GIVEN INSTRUCTION
Repeat the full listing, word for word.

INFORMATION SHOWN
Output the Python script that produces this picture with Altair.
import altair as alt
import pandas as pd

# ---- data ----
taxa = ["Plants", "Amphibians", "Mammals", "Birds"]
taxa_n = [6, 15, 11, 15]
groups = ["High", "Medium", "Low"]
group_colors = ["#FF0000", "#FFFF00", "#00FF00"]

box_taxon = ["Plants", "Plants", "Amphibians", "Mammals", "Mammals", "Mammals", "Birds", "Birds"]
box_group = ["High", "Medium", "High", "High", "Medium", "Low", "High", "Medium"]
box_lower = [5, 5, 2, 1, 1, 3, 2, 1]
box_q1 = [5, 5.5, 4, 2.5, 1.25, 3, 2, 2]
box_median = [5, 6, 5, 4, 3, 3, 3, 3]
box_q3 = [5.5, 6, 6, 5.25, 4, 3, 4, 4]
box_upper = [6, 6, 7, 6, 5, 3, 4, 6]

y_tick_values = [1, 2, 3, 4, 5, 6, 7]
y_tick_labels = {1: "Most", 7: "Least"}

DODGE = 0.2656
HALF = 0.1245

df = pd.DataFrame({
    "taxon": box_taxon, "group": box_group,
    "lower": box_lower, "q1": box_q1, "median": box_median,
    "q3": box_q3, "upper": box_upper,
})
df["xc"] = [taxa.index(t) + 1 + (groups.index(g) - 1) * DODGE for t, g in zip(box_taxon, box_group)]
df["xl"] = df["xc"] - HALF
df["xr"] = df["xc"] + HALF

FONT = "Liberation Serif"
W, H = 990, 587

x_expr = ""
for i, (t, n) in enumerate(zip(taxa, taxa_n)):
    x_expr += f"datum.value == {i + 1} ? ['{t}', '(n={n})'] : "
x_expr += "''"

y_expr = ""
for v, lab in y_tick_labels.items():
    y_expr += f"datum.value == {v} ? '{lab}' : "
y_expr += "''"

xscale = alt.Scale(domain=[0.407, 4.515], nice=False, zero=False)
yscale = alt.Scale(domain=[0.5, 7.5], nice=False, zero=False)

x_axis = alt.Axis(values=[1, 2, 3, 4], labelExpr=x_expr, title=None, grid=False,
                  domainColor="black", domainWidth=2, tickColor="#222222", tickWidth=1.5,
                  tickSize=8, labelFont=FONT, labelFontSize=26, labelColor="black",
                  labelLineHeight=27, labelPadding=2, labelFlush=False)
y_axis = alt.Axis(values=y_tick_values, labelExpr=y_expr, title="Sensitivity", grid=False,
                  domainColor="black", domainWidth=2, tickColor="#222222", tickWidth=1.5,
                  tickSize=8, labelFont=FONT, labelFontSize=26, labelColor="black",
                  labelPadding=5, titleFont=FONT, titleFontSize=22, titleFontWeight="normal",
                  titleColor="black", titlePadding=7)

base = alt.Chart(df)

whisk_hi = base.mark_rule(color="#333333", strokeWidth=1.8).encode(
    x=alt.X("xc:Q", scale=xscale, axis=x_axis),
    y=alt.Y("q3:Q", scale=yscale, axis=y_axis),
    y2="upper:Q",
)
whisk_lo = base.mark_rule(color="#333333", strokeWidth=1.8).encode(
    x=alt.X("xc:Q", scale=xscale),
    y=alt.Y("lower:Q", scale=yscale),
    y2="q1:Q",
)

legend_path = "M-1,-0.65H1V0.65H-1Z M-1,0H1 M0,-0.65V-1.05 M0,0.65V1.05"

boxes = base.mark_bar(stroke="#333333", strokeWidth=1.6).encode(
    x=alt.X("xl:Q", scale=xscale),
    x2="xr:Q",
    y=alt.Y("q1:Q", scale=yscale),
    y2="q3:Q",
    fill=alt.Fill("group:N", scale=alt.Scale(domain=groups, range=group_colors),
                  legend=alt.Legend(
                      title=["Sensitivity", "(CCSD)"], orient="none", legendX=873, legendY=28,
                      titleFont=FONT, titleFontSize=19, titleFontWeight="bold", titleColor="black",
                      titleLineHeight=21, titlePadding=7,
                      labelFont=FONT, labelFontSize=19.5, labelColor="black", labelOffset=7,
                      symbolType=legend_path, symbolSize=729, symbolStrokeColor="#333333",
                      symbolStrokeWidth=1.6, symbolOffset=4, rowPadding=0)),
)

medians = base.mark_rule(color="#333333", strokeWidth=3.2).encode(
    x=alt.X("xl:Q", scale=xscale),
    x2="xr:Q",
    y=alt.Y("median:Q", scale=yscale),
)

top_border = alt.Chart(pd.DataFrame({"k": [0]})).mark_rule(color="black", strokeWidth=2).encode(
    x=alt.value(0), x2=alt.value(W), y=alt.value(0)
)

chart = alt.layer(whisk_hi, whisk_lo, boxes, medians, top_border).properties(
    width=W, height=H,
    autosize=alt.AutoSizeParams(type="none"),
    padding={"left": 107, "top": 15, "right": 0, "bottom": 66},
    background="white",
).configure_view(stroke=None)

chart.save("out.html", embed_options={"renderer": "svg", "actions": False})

FINISHED TASK
Output the Python script that produces this picture with Altair.
import altair as alt
import pandas as pd

# ---- data ----
taxa = ["Plants", "Amphibians", "Mammals", "Birds"]
taxa_n = [6, 15, 11, 15]
groups = ["High", "Medium", "Low"]
group_colors = ["#FF0000", "#FFFF00", "#00FF00"]

box_taxon = ["Plants", "Plants", "Amphibians", "Mammals", "Mammals", "Mammals", "Birds", "Birds"]
box_group = ["High", "Medium", "High", "High", "Medium", "Low", "High", "Medium"]
box_lower = [5, 5, 2, 1, 1, 3, 2, 1]
box_q1 = [5, 5.5, 4, 2.5, 1.25, 3, 2, 2]
box_median = [5, 6, 5, 4, 3, 3, 3, 3]
box_q3 = [5.5, 6, 6, 5.25, 4, 3, 4, 4]
box_upper = [6, 6, 7, 6, 5, 3, 4, 6]

y_tick_values = [1, 2, 3, 4, 5, 6, 7]
y_tick_labels = {1: "Most", 7: "Least"}

DODGE = 0.2656
HALF = 0.1245

df = pd.DataFrame({
    "taxon": box_taxon, "group": box_group,
    "lower": box_lower, "q1": box_q1, "median": box_median,
    "q3": box_q3, "upper": box_upper,
})
df["xc"] = [taxa.index(t) + 1 + (groups.index(g) - 1) * DODGE for t, g in zip(box_taxon, box_group)]
df["xl"] = df["xc"] - HALF
df["xr"] = df["xc"] + HALF

FONT = "Liberation Serif"
W, H = 990, 587

x_expr = ""
for i, (t, n) in enumerate(zip(taxa, taxa_n)):
    x_expr += f"datum.value == {i + 1} ? ['{t}', '(n={n})'] : "
x_expr += "''"

y_expr = ""
for v, lab in y_tick_labels.items():
    y_expr += f"datum.value == {v} ? '{lab}' : "
y_expr += "''"

xscale = alt.Scale(domain=[0.407, 4.515], nice=False, zero=False)
yscale = alt.Scale(domain=[0.5, 7.5], nice=False, zero=False)

x_axis = alt.Axis(values=[1, 2, 3, 4], labelExpr=x_expr, title=None, grid=False,
                  domainColor="black", domainWidth=2, tickColor="#222222", tickWidth=1.5,
                  tickSize=8, labelFont=FONT, labelFontSize=26, labelColor="black",
                  labelLineHeight=27, labelPadding=2, labelFlush=False)
y_axis = alt.Axis(values=y_tick_values, labelExpr=y_expr, title="Sensitivity", grid=False,
                  domainColor="black", domainWidth=2, tickColor="#222222", tickWidth=1.5,
                  tickSize=8, labelFont=FONT, labelFontSize=26, labelColor="black",
                  labelPadding=5, titleFont=FONT, titleFontSize=22, titleFontWeight="normal",
                  titleColor="black", titlePadding=7)

base = alt.Chart(df)

whisk_hi = base.mark_rule(color="#333333", strokeWidth=1.8).encode(
    x=alt.X("xc:Q", scale=xscale, axis=x_axis),
    y=alt.Y("q3:Q", scale=yscale, axis=y_axis),
    y2="upper:Q",
)
whisk_lo = base.mark_rule(color="#333333", strokeWidth=1.8).encode(
    x=alt.X("xc:Q", scale=xscale),
    y=alt.Y("lower:Q", scale=yscale),
    y2="q1:Q",
)

legend_path = "M-1,-0.65H1V0.65H-1Z M-1,0H1 M0,-0.65V-1.05 M0,0.65V1.05"

boxes = base.mark_bar(stroke="#333333", strokeWidth=1.6).encode(
    x=alt.X("xl:Q", scale=xscale),
    x2="xr:Q",
    y=alt.Y("q1:Q", scale=yscale),
    y2="q3:Q",
    fill=alt.Fill("group:N", scale=alt.Scale(domain=groups, range=group_colors),
                  legend=alt.Legend(
                      title=["Sensitivity", "(CCSD)"], orient="none", legendX=873, legendY=28,
                      titleFont=FONT, titleFontSize=19, titleFontWeight="bold", titleColor="black",
                      titleLineHeight=21, titlePadding=7,
                      labelFont=FONT, labelFontSize=19.5, labelColor="black", labelOffset=7,
                      symbolType=legend_path, symbolSize=729, symbolStrokeColor="#333333",
                      symbolStrokeWidth=1.6, symbolOffset=4, rowPadding=0)),
)

medians = base.mark_rule(color="#333333", strokeWidth=3.2).encode(
    x=alt.X("xl:Q", scale=xscale),
    x2="xr:Q",
    y=alt.Y("median:Q", scale=yscale),
)

top_border = alt.Chart(pd.DataFrame({"k": [0]})).mark_rule(color="black", strokeWidth=2).encode(
    x=alt.value(0), x2=alt.value(W), y=alt.value(0)
)

chart = alt.layer(whisk_hi, whisk_lo, boxes, medians, top_border).properties(
    width=W, height=H,
    autosize=alt.AutoSizeParams(type="none"),
    padding={"left": 107, "top": 15, "right": 0, "bottom": 66},
    background="white",
).configure_view(stroke=None)

chart.save("out.html", embed_options={"renderer": "svg", "actions": False})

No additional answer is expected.